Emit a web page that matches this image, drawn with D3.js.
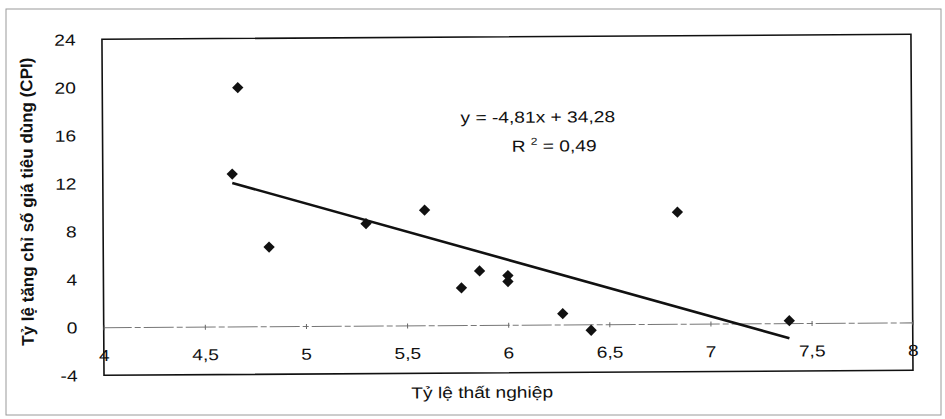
<!DOCTYPE html>
<html>
<head>
<meta charset="utf-8">
<script src="https://cdn.jsdelivr.net/npm/d3@7"></script>
<style>
  body { margin: 0; background: #fff; }
  svg { display: block; font-family: "Liberation Sans", Arial, sans-serif; }
</style>
</head>
<body>
<script>
// data
var unemployment = [4.64, 4.67, 4.82, 5.30, 5.59, 5.77, 5.86, 6.00, 6.00, 6.27, 6.41, 6.84, 7.39];
var cpiGrowth    = [12.7, 19.9, 6.6, 8.5, 9.6, 3.1, 4.5, 4.1, 3.6, 0.9, -0.5, 9.3, 0.2];
var xTicks = [4, 4.5, 5, 5.5, 6, 6.5, 7, 7.5, 8];
var yTicks = [-4, 0, 4, 8, 12, 16, 20, 24];
var slope = -4.81, intercept = 34.28, rSquared = 0.49;
var xTitle = "Tỷ lệ thất nghiệp";
var yTitle = "Tỷ lệ tăng chỉ số giá tiêu dùng (CPI)";

var points = unemployment.map(function (u, i) { return {x: u, y: cpiGrowth[i]}; });

// set the dimensions of the graph
var width = 945, height = 419;
var plot = {left: 103, right: 912, top: 37, bottom: 373};
var stretch = 1.2; // the scan is a bit wider than tall

function fmt(d) {
    return String(d).replace('.', ',');
}

var x = d3.scaleLinear().domain([4, 8]).range([plot.left, plot.right]);
var y = d3.scaleLinear().domain([-4, 24]).range([plot.bottom, plot.top]);

var svg = d3.select("body").append("svg")
    .attr("width", width)
    .attr("height", height);

// outer frame of the chart object
svg.append("rect")
    .attr("x", 6).attr("y", 9)
    .attr("width", 935).attr("height", 406)
    .attr("fill", "none")
    .attr("stroke", "#9a9a9a")
    .attr("stroke-width", 1);

// whole chart is slightly tilted in the scan
var g = svg.append("g")
    .attr("transform", "rotate(-0.35," + (width / 2) + "," + (height / 2) + ")");

// plot area border
g.append("rect")
    .attr("x", plot.left).attr("y", plot.top)
    .attr("width", plot.right - plot.left)
    .attr("height", plot.bottom - plot.top)
    .attr("fill", "none")
    .attr("stroke", "#111")
    .attr("stroke-width", 1.6);

// Y axis labels
var yAxis = g.append("g")
    .attr("class", "y axis")
    .attr("transform", "translate(" + plot.left + ",0)")
    .call(d3.axisLeft(y).tickValues(yTicks).tickSize(0).tickFormat(fmt));
yAxis.select(".domain").remove();
yAxis.selectAll("text")
    .attr("x", -22)
    .attr("dy", "0.35em")
    .attr("transform", "scale(" + stretch + ",1)")
    .attr("font-size", 16)
    .attr("fill", "#111");

// X axis sits on the zero line
var xAxis = g.append("g")
    .attr("class", "x axis")
    .attr("transform", "translate(0," + y(0) + ")")
    .call(d3.axisBottom(x).tickValues(xTicks).tickSizeOuter(0).tickSize(3).tickFormat(fmt));
xAxis.select(".domain")
    .attr("stroke", "#777")
    .attr("stroke-width", 1)
    .attr("stroke-dasharray", "30,3,6,3");
xAxis.selectAll(".tick line")
    .attr("y1", -2)
    .attr("stroke", "#666");
xAxis.selectAll("text")
    .attr("y", 28)
    .attr("dy", "0.35em")
    .attr("transform", "scale(" + stretch + ",1)")
    .attr("font-size", 16)
    .attr("fill", "#111");

// trend line over the range of the data
var xExt = d3.extent(unemployment);
var trend = xExt.map(function (u) { return {x: u, y: slope * u + intercept}; });
g.append("path")
    .datum(trend)
    .attr("class", "line")
    .attr("fill", "none")
    .attr("stroke", "#111")
    .attr("stroke-width", 2.6)
    .attr("d", d3.line().x(function (d) { return x(d.x); }).y(function (d) { return y(d.y); }));

// diamond markers
var diamond = d3.symbol().type(d3.symbolSquare).size(64);
g.selectAll(".dot")
    .data(points)
    .enter().append("path")
    .attr("class", "dot")
    .attr("d", diamond)
    .attr("transform", function (d) {
        return "translate(" + x(d.x) + "," + y(d.y) + ") rotate(45)";
    })
    .attr("fill", "#111");

// regression equation
g.append("text")
    .attr("transform", "translate(461,123) scale(" + stretch + ",1)")
    .attr("font-size", 16)
    .attr("fill", "#111")
    .text("y = " + fmt(slope) + "x + " + fmt(intercept));

var r2 = g.append("text")
    .attr("transform", "translate(512,152) scale(" + stretch + ",1)")
    .attr("font-size", 16)
    .attr("fill", "#111");
r2.append("tspan").text("R ");
r2.append("tspan").attr("dy", -7).attr("font-size", 10).text("2");
r2.append("tspan").attr("dy", 7).text(" = " + fmt(rSquared));

// axis titles
g.append("text")
    .attr("transform", "translate(481,398) scale(" + stretch + ",1)")
    .attr("text-anchor", "middle")
    .attr("font-size", 16)
    .attr("fill", "#111")
    .text(xTitle);

g.append("text")
    .attr("transform", "translate(33,199) rotate(-90)")
    .attr("text-anchor", "middle")
    .attr("font-size", 17)
    .attr("font-weight", "bold")
    .attr("fill", "#111")
    .text(yTitle);
</script>
</body>
</html>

———

**Task to carry out**
Every line should be retyped exactly, with the pictures omitted.

**Correct response**
Emit a web page that matches this image, drawn with D3.js.
<!DOCTYPE html>
<html>
<head>
<meta charset="utf-8">
<script src="https://cdn.jsdelivr.net/npm/d3@7"></script>
<style>
  body { margin: 0; background: #fff; }
  svg { display: block; font-family: "Liberation Sans", Arial, sans-serif; }
</style>
</head>
<body>
<script>
// data
var unemployment = [4.64, 4.67, 4.82, 5.30, 5.59, 5.77, 5.86, 6.00, 6.00, 6.27, 6.41, 6.84, 7.39];
var cpiGrowth    = [12.7, 19.9, 6.6, 8.5, 9.6, 3.1, 4.5, 4.1, 3.6, 0.9, -0.5, 9.3, 0.2];
var xTicks = [4, 4.5, 5, 5.5, 6, 6.5, 7, 7.5, 8];
var yTicks = [-4, 0, 4, 8, 12, 16, 20, 24];
var slope = -4.81, intercept = 34.28, rSquared = 0.49;
var xTitle = "Tỷ lệ thất nghiệp";
var yTitle = "Tỷ lệ tăng chỉ số giá tiêu dùng (CPI)";

var points = unemployment.map(function (u, i) { return {x: u, y: cpiGrowth[i]}; });

// set the dimensions of the graph
var width = 945, height = 419;
var plot = {left: 103, right: 912, top: 37, bottom: 373};
var stretch = 1.2; // the scan is a bit wider than tall

function fmt(d) {
    return String(d).replace('.', ',');
}

var x = d3.scaleLinear().domain([4, 8]).range([plot.left, plot.right]);
var y = d3.scaleLinear().domain([-4, 24]).range([plot.bottom, plot.top]);

var svg = d3.select("body").append("svg")
    .attr("width", width)
    .attr("height", height);

// outer frame of the chart object
svg.append("rect")
    .attr("x", 6).attr("y", 9)
    .attr("width", 935).attr("height", 406)
    .attr("fill", "none")
    .attr("stroke", "#9a9a9a")
    .attr("stroke-width", 1);

// whole chart is slightly tilted in the scan
var g = svg.append("g")
    .attr("transform", "rotate(-0.35," + (width / 2) + "," + (height / 2) + ")");

// plot area border
g.append("rect")
    .attr("x", plot.left).attr("y", plot.top)
    .attr("width", plot.right - plot.left)
    .attr("height", plot.bottom - plot.top)
    .attr("fill", "none")
    .attr("stroke", "#111")
    .attr("stroke-width", 1.6);

// Y axis labels
var yAxis = g.append("g")
    .attr("class", "y axis")
    .attr("transform", "translate(" + plot.left + ",0)")
    .call(d3.axisLeft(y).tickValues(yTicks).tickSize(0).tickFormat(fmt));
yAxis.select(".domain").remove();
yAxis.selectAll("text")
    .attr("x", -22)
    .attr("dy", "0.35em")
    .attr("transform", "scale(" + stretch + ",1)")
    .attr("font-size", 16)
    .attr("fill", "#111");

// X axis sits on the zero line
var xAxis = g.append("g")
    .attr("class", "x axis")
    .attr("transform", "translate(0," + y(0) + ")")
    .call(d3.axisBottom(x).tickValues(xTicks).tickSizeOuter(0).tickSize(3).tickFormat(fmt));
xAxis.select(".domain")
    .attr("stroke", "#777")
    .attr("stroke-width", 1)
    .attr("stroke-dasharray", "30,3,6,3");
xAxis.selectAll(".tick line")
    .attr("y1", -2)
    .attr("stroke", "#666");
xAxis.selectAll("text")
    .attr("y", 28)
    .attr("dy", "0.35em")
    .attr("transform", "scale(" + stretch + ",1)")
    .attr("font-size", 16)
    .attr("fill", "#111");

// trend line over the range of the data
var xExt = d3.extent(unemployment);
var trend = xExt.map(function (u) { return {x: u, y: slope * u + intercept}; });
g.append("path")
    .datum(trend)
    .attr("class", "line")
    .attr("fill", "none")
    .attr("stroke", "#111")
    .attr("stroke-width", 2.6)
    .attr("d", d3.line().x(function (d) { return x(d.x); }).y(function (d) { return y(d.y); }));

// diamond markers
var diamond = d3.symbol().type(d3.symbolSquare).size(64);
g.selectAll(".dot")
    .data(points)
    .enter().append("path")
    .attr("class", "dot")
    .attr("d", diamond)
    .attr("transform", function (d) {
        return "translate(" + x(d.x) + "," + y(d.y) + ") rotate(45)";
    })
    .attr("fill", "#111");

// regression equation
g.append("text")
    .attr("transform", "translate(461,123) scale(" + stretch + ",1)")
    .attr("font-size", 16)
    .attr("fill", "#111")
    .text("y = " + fmt(slope) + "x + " + fmt(intercept));

var r2 = g.append("text")
    .attr("transform", "translate(512,152) scale(" + stretch + ",1)")
    .attr("font-size", 16)
    .attr("fill", "#111");
r2.append("tspan").text("R ");
r2.append("tspan").attr("dy", -7).attr("font-size", 10).text("2");
r2.append("tspan").attr("dy", 7).text(" = " + fmt(rSquared));

// axis titles
g.append("text")
    .attr("transform", "translate(481,398) scale(" + stretch + ",1)")
    .attr("text-anchor", "middle")
    .attr("font-size", 16)
    .attr("fill", "#111")
    .text(xTitle);

g.append("text")
    .attr("transform", "translate(33,199) rotate(-90)")
    .attr("text-anchor", "middle")
    .attr("font-size", 17)
    .attr("font-weight", "bold")
    .attr("fill", "#111")
    .text(yTitle);
</script>
</body>
</html>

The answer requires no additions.